I think it's obvious that the values of the enumerators can be represented by uint32_t; if they weren't, [dcl.enum]/5 says "if the initializing value of an enumerator cannot be represented by the underlying type, the program is ill-formed."
So as long as you use the underlying type for conversion (either explicitly or via std::underlying_type<Command>::type), the value of those enumerators are fixed as long as you don't add any enumerators before them (in the same enumeration) or alter their order.
As Nicolas Louis Guillemo pointed out, be aware of possible different endianness when transferring the value.
If you assign explicit integer values to your enum constants then you are guaranteed to always have the same value when converting to the integer type.
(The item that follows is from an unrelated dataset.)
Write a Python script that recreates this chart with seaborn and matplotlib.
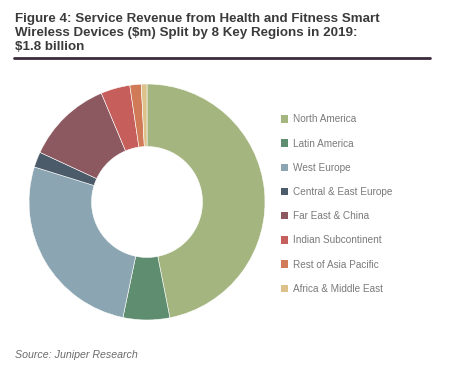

Just do something like the following:
enum class Command : uint32_t {
LOGIN = 12,
MESSAGE = 46,
JOIN_CHANNEL = 5,
PART_CHANNEL = 0,
INVALID = 42
};
If you don't specify any values explicitly, the values are set implicitly, starting from zero and increasing by one with each move down the list.
Quoting from draft n3485:
[dcl.enum] paragraph 2
The enumeration type declared with an enum-key of only enum is an
unscoped enumeration, and its enumerators are unscoped enumerators.
The enum-keys enum class and enum struct are semantically equivalent;
an enumeration type declared with one of these is a scoped
enumeration, and its enumerators are scoped enumerators. [...] The
identifiers in an enumerator-list are declared as constants, and can
appear wherever constants are required. An enumerator-definition with
= gives the associated enumerator the value indicated by the constant-expression. If the first enumerator has no initializer, the
value of the corresponding constant is zero. An
enumerator-definition without an initializer gives the enumerator the
value obtained by increasing the value of the previous enumerator by
one.
The drawback of relying on this, is that if the list order somehow changes in the future, then your code might silently break, so I would advise you be explicit.
Command::LOGIN will always be 0 as long as it's the first enum in the list. Just be careful with the rest of the enums, because they will have different binary representations based on if the computer is using big endian or little endian.